Além disso, o avanço das classes C e D também impulsionou a criação de novos modelos de lojas. “O varejo físico está procurando diversificar os formatos para ir até onde o cliente está. Por isso que surgiram nos últimos anos os ‘atacarejos’, sacolões e minimercados”, exemplifica Roberto Nascimento Azevedo de Oliveira, professor do núcleo de estudos e negócios do varejo da ESPM. Dentro dessa visão, o Walmart criou a Soft Discount, que se aproxima dos modelos de lojas de bairro com preços mais baixos e gama de produtos diferenciada para atender esse nicho de mercado. “Elas possibilitaram a penetração da rede em localidades que não comportavam formatos de lojas maiores”, esclarece Susana Kokron, diretora de relacionamento com cliente.


Apesar desse caminho em direção à nova classe média, Fouto considera que o varejo perdeu a oportunidade de fazer isso no momento adequado e ainda tem dificuldade de entender esses novos grupos de clientes. “Falta perceber que não é um público só, mas diferentes grupos com diferentes expectativas”, alerta o coordenador de estudos e pesquisas do Ibevar. Dessa forma, volta-se lá para o começo e à necessidade de conhecer o cliente. “Se eu não sei quem é o meu cliente, não posso entregar o que ele busca. As empresas já viram que precisam mudar urgentemente sua forma de gestão ou irão fechar as portas”, garante Oliveira.
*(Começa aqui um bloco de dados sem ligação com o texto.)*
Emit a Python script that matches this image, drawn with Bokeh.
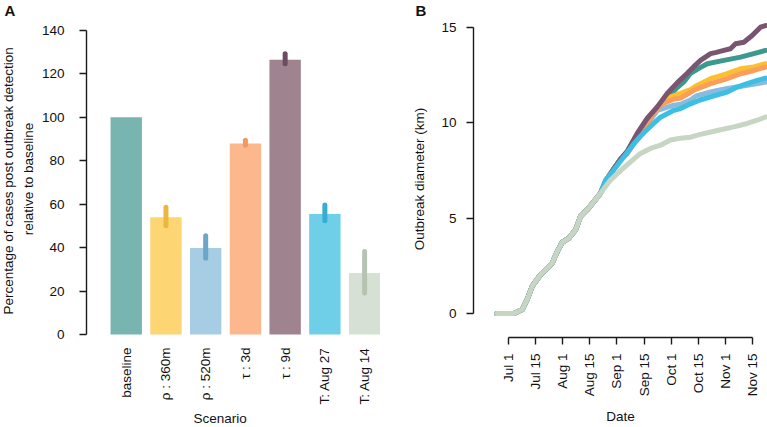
import math
from bokeh.plotting import figure
from bokeh.layouts import row
from bokeh.models import FixedTicker, Range1d, Title
from bokeh.embed import file_html
from bokeh.resources import INLINE

FONT = "Liberation Sans"
FS = "13.5px"
INK = "#1a1a1a"

# ---------------- Panel A data ----------------
scenarios = ["baseline", "ρ : 360m", "ρ : 520m", "τ : 3d", "τ : 9d", "T: Aug 27", "T: Aug 14"]
pct_cases = [100, 54.0, 39.8, 88.0, 126.5, 55.5, 28.3]
err_low = [None, 50.1, 35.1, 87.1, 124.7, 52.4, 19.1]
err_high = [None, 58.6, 45.5, 89.5, 129.3, 59.6, 38.2]
pct_ticks = [0, 20, 40, 60, 80, 100, 120, 140]

bar_colors = ["#78b5b0", "#fdd673", "#a7cde5", "#fdb78c", "#9f838f", "#70cfe8", "#d7e0d4"]
err_colors = ["#4f9f98", "#ebb83f", "#6ca6ca", "#ee9a62", "#6b4c62", "#38acd4", "#b6c3b1"]
line_colors = ["#3d9990", "#fbc02f", "#89bbdd", "#fc9e5a", "#7a5470", "#3dbfe4", "#c7d5c3"]

# ---------------- Panel B data (days since Jul 1, km) ----------------
date_ticks = [0, 15, 30, 45, 60, 75, 90, 105, 120, 135]
date_labels = ["Jul 1", "Jul 15", "Aug 1", "Aug 15", "Sep 1", "Sep 15", "Oct 1", "Oct 15", "Nov 1", "Nov 15"]
km_ticks = [0, 5, 10, 15]

shared_day = [-6.5, 3.0, 7.6, 10.3, 13.1, 17.7, 20.5, 24.2, 27.0, 29.7, 33.4, 37.1, 39.8, 43.5, 47.2, 50.9]
shared_km = [0, 0, 0.21, 0.73, 1.43, 2.04, 2.30, 2.65, 3.26, 3.73, 3.96, 4.39, 5.09, 5.44, 5.87, 6.31]

baseline_day = [54.0, 58.3, 62.0, 65.7, 71.2, 76.7, 82.3, 87.8, 93.3, 97.0, 100.7, 106.0, 110.0, 119.1, 128.4, 135.7, 142.2]
baseline_km = [7.0, 7.6, 8.1, 8.5, 9.4, 10.2, 10.8, 11.3, 11.85, 12.15, 12.6, 12.9, 13.1, 13.28, 13.45, 13.63, 13.8]

rho360_day = [54.0, 58.3, 62.0, 65.7, 71.2, 76.7, 82.0, 87.8, 95.2, 100.7, 104.0, 111.8, 121.0, 128.4, 135.7, 142.2]
rho360_km = [7.0, 7.6, 8.1, 8.4, 9.3, 10.0, 10.7, 11.3, 11.55, 11.75, 11.95, 12.32, 12.58, 12.84, 12.93, 13.1]

rho520_day = [54.0, 58.3, 62.0, 65.7, 71.2, 76.7, 82.3, 91.5, 95.2, 100.7, 104.0, 111.8, 121.0, 132.1, 142.2]
rho520_km = [7.0, 7.6, 8.1, 8.4, 9.2, 9.9, 10.66, 10.93, 10.98, 11.2, 11.42, 11.62, 11.8, 11.97, 12.14]

tau3_day = [54.0, 58.3, 62.0, 65.7, 71.2, 76.7, 80.0, 84.1, 91.5, 95.2, 102.5, 111.8, 121.0, 128.4, 135.7, 142.2]
tau3_km = [7.0, 7.6, 8.1, 8.4, 9.2, 9.9, 10.5, 10.95, 11.25, 11.3, 11.71, 12.06, 12.32, 12.58, 12.75, 12.93]

tau9_day = [54.0, 58.3, 62.0, 65.7, 71.2, 76.7, 82.3, 87.8, 93.3, 98.9, 102.5, 106.2, 111.8, 115.0, 119.1, 122.8, 125.6, 130.2, 134.8, 139.4, 142.2]
tau9_km = [7.0, 7.6, 8.1, 8.5, 9.45, 10.23, 10.84, 11.54, 12.1, 12.6, 12.95, 13.28, 13.63, 13.7, 13.8, 13.89, 14.15, 14.23, 14.58, 15.02, 15.1]

aug27_day = [53.7, 58.0, 62.0, 65.7, 69.3, 73.0, 76.7, 80.0, 84.1, 91.5, 95.2, 100.7, 106.0, 111.8, 121.0, 126.5, 132.1, 137.6, 142.2]
aug27_km = [7.0, 7.5, 8.0, 8.45, 8.9, 9.3, 9.65, 9.95, 10.3, 10.66, 10.75, 11.0, 11.2, 11.36, 11.62, 11.88, 12.06, 12.23, 12.35]

aug14_day = [56.4, 62.0, 67.5, 73.0, 78.6, 84.1, 89.6, 95.2, 100.7, 106.2, 115.5, 124.7, 132.1, 137.6, 142.2]
aug14_km = [7.0, 7.5, 7.96, 8.4, 8.66, 8.83, 9.1, 9.2, 9.25, 9.4, 9.6, 9.79, 9.97, 10.14, 10.31]

series_days = [baseline_day, rho360_day, rho520_day, tau3_day, tau9_day, aug27_day, aug14_day]
series_kms = [baseline_km, rho360_km, rho520_km, tau3_km, tau9_km, aug27_km, aug14_km]

H = 427
TOP = 20
BOTTOM = 89


def style_axis(ax):
    ax.axis_line_color = INK
    ax.axis_line_width = 1.4
    ax.major_tick_line_color = INK
    ax.major_tick_line_width = 1.4
    ax.minor_tick_line_color = None
    ax.major_tick_in = 0
    ax.major_tick_out = 7
    ax.major_label_text_font = FONT
    ax.major_label_text_font_size = FS
    ax.major_label_text_color = "#111111"
    ax.axis_label_text_font = FONT
    ax.axis_label_text_font_size = FS
    ax.axis_label_text_font_style = "normal"
    ax.axis_label_text_color = "#111111"


def side_title(text, align="center", offset=0, standoff=0, bold=False, size=FS, valign="bottom", lh=1.2):
    return Title(text=text, align=align, offset=offset, standoff=standoff,
                 text_font=FONT, text_font_size=size, vertical_align=valign,
                 text_line_height=lh,
                 text_font_style="bold" if bold else "normal", text_color="#111111")


# ---------------- Panel A ----------------
pA = figure(width=380, height=H, output_backend="svg", toolbar_location=None,
            x_range=Range1d(0, 7.4), y_range=Range1d(-1.377, 144.59),
            min_border_left=86, min_border_right=0, min_border_top=TOP, min_border_bottom=BOTTOM)
pA.outline_line_color = None
pA.grid.visible = False

xs = list(range(1, len(scenarios) + 1))
pA.vbar(x=xs, top=pct_cases, bottom=0, width=0.79, fill_color=bar_colors, line_color=None)
ex, elo, ehi, ecol = [], [], [], []
for i in range(len(scenarios)):
    if err_low[i] is not None:
        ex.append(xs[i]); elo.append(err_low[i]); ehi.append(err_high[i]); ecol.append(err_colors[i])
pA.segment(x0=ex, y0=elo, x1=ex, y1=ehi, line_color=ecol, line_width=5, line_cap="round")

ya = pA.yaxis[0]
style_axis(ya)
ya.ticker = FixedTicker(ticks=pct_ticks)
ya.bounds = (0, 140)
ya.major_label_standoff = 15
ya.axis_label = "relative to baseline"
ya.axis_label_standoff = 3

xa = pA.xaxis[0]
style_axis(xa)
xa.ticker = FixedTicker(ticks=xs)
xa.major_label_overrides = {x: s for x, s in zip(xs, scenarios)}
xa.axis_line_color = None
xa.major_tick_line_color = None
xa.major_tick_out = 0
xa.major_label_standoff = 10
xa.major_label_orientation = math.pi / 2

pA.add_layout(side_title("Percentage of  cases post outbreak detection", standoff=0, valign="top"), "left")
pA.add_layout(side_title("Scenario", align="left", offset=107, standoff=3, lh=1.0), "below")
pA.add_layout(side_title("A", align="left", offset=-82, standoff=0, bold=True, size="15px", valign="top"), "above")

# ---------------- Panel B ----------------
pB = figure(width=387, height=H, output_backend="svg", toolbar_location=None,
            x_range=Range1d(-19.37, 143.29), y_range=Range1d(-1.2546, 15.37),
            min_border_left=93, min_border_right=0, min_border_top=TOP, min_border_bottom=BOTTOM)
pB.outline_line_color = None
pB.grid.visible = False

for d, k, c in zip(series_days, series_kms, line_colors):
    pB.line(x=shared_day + d, y=shared_km + k, line_color=c, line_width=5,
            line_join="round", line_cap="round")

yb = pB.yaxis[0]
style_axis(yb)
yb.ticker = FixedTicker(ticks=km_ticks)
yb.bounds = (0, 15)
yb.major_label_standoff = 10
yb.axis_label = "Outbreak diameter (km)"
yb.axis_label_standoff = 11

xb = pB.xaxis[0]
style_axis(xb)
xb.ticker = FixedTicker(ticks=date_ticks)
xb.bounds = (0, 135)
xb.major_label_overrides = {t: s for t, s in zip(date_ticks, date_labels)}
xb.major_label_orientation = math.pi / 2
xb.major_label_standoff = 9
xb.axis_label = "Date"
xb.axis_label_standoff = 10
xb.axis_label_text_line_height = 1.0

pB.add_layout(side_title("B", align="left", offset=-58, standoff=0, bold=True, size="15px", valign="top"), "above")

layout = row(pA, pB)
open("out.html", "w").write(file_html(layout, INLINE))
Forca do pequeno relacionamento próximo
O pequeno varejista brasileiro vem registrando nos últimos anos crescimento superior ao grande, segundo Roberto Nascimento de Oliveira, professor do núcleo de estudos e negócios do varejo da ESPM. A explicação, para o especialista, é que o pequeno varejista percebeu antes, que o poder foi para as mãos dos clientes. “Enquanto o grande está engatinhando, ainda perdido com o nome que cada modelo de loja deve ter, o pequeno saiu na frente e rapidamente incorporou as tendências”, explica. Pesquisa realizada pela instituição com mais de 100 empresas formais de pequeno porte mostra que o segmento registrou um crescimento médio de 15,5% nos últimos anos. “O pequeno conhece mais o cliente, porque está próximo dele, além de ser mais dinâmico para a tomada de decisão, dois fatores essenciais para esse crescimento”, esclarece Oliveira.